«Un patron paye les salaires de son personnel avant d'engager»

  • Le Conseil d'Etat à l'occasion de la présentation du projet de budget le 15 septembre. MP

Les prévisions fiscales s’améliorent. C’était le cas pour la Ville de Genève, c’est aussi le cas pour le Canton. De quoi réduire le déficit annoncé dans le projet de budget 2023… Pas si sûr. La conseillère d’Etat chargée des Finances, Nathalie Fontanet livre son analyse et nous donne son avis sur la façon dont elle utiliserait cette manne. Interview matinale:

- Les prévisions s'avèrent meilleures que prévues. Avec pas moins de 244 millions de revenus fiscaux supplémentaires. D'où vient cet argent? Effectivement. Dans le cadre des dernières estimations fiscales que nous avons réalisées, comme chaque année, avant le dépôt des amendements au projet de budget, nous enregistrons des revenus fiscaux supplémentaires. Pour bien comprendre: nous procédons notamment à un sondage auprès des entreprises, plusieurs fois par année, afin d’estimer les revenus à venir. Cela nous permet d’établir avec davantage de précision le projet de budget. Cette année, nous avons même ajouté un sondage en mai, en raison de l’éclatement de la guerre en Ukraine. Suite au dernier sondage du mois d’octobre, il ressort une très nette augmentation des revenus des personnes morales. A noter que l'impôt sur la fortune, lui, est en baisse.

- Comment expliquer cette hausse malgré la crise? On a la chance d’avoir un tissu économique très fort. Les revenus fiscaux reposent toutefois majoritairement sur quelques très grosses entreprises et PME. 1% des entreprises représentent 78,2% de l’impôt sur le bénéfice. D’où la nécessité impérative de maintenir des conditions cadre qui restent attrayantes et de ne pas aggraver la pression fiscale.

- Cette hausse des revenus est une bonne nouvelle mais il faut enlever les 117 millions liés à la rétrocession de la BNS… En effet. La numéro 3 de la BNS l’a encore confirmé ce matin, la BNS ne rétrocèdera rien à la Confédération et aux cantons. Donc, en réalité, la marge dont on bénéficie est de 127 millions.

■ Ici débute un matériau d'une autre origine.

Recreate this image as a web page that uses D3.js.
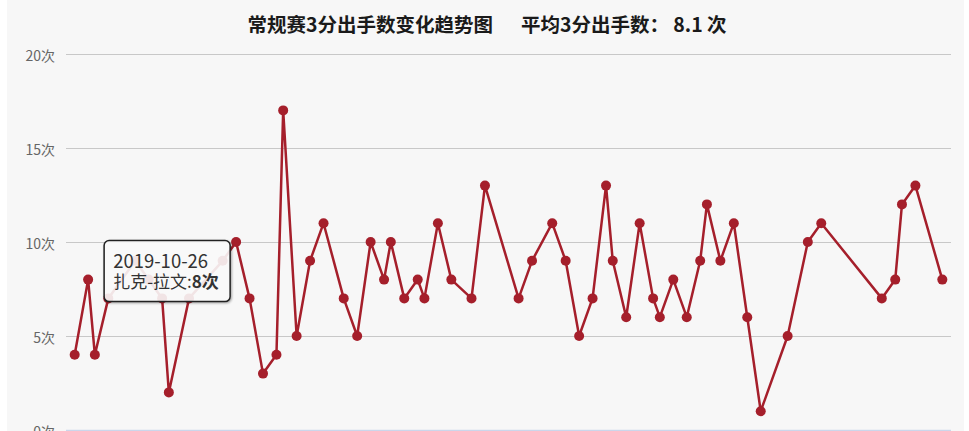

- De quoi sortir Genève des chiffres rouges? Malheureusement, cela ne nous tire pas d’affaires. Nous avons la chance d’avoir une économie extrêmement résiliente - au point qu’entre les comptes 2011 et ceux de 2021, les revenus fiscaux du canton ont augmenté de 33%. Toutefois les charges, elles, augmentent de manière beaucoup trop importante. Entre 2011 et 2021, elles sont en hausse de 35%, sachant que la population a quant à elle augmenté de 9.6%. Nous n'avons donc non pas un problème de revenus, mais de dépenses qu’il faut absolument mieux maîtriser.

- Cela va-t-il permettre de résorber le déficit de 419,6 millions prévu dans le projet de budget 2023? Je crains que non. Le Conseil d’Etat a pris la décision d’utiliser ces revenus supplémentaires pour augmenter les prestations en faveur de la population. Comme annoncé mercredi 9 novembre, les subsides d’assurance maladie ou encore, notamment, l’aide au logement vont augmenter. Cela a un coût.

- Thierry Apothéloz, conseiller d’Etat chargé de la Cohésion sociale a évoqué 26 millions pour les subsides d’assurance maladie. Y a t’il d’autres hausses des charges à prévoir? Nous devons aussi prendre en compte la hausse des coûts de l’énergie, notamment pour l’Etat et pour les entités subventionnées.

- Reste la question de l'annuité et de l'indexation des salaires, c'est réglé? Cela dépendra de l'aboutissement (ou non) des négociations avec les syndicats. Un délai est fixé au mercredi 16 novembre. Leur demande, c’est l’indexation complète, soit 2,7%. Si elle devait être versée, cela correspondrait à un montant de 160 millions. Sachant que dans le PB23, 79,7 millions sont inscrits, il faudrait ajouter 80 millions.

- Avec cette hausse des revenus inespérée, cela paraît difficile de la refuser, d’autant que l'annuité est une obligation légale. Non? L’annuité découle en effet de la loi. Cependant, le Conseil d’Etat peut déposer un projet de loi visant à la suspendre ce qu'il a fait pour 2023.

-Quel est votre avis sur la question? A titre personnel, j’estime que ce qui est dû aux employés doit leur être payé.. Si des économies doivent être faites, elles devraient être faites au niveau des dépenses et non pas sur le traitement des fonctionnaires. A choisir entre payer de façon complète les membres du personnel ou en engager de nouveaux, mon choix est extrêmement vite fait! Dans une entreprise, un patron commence par payer les salaires du personnel existant avant de procéder à de nouveaux engagements.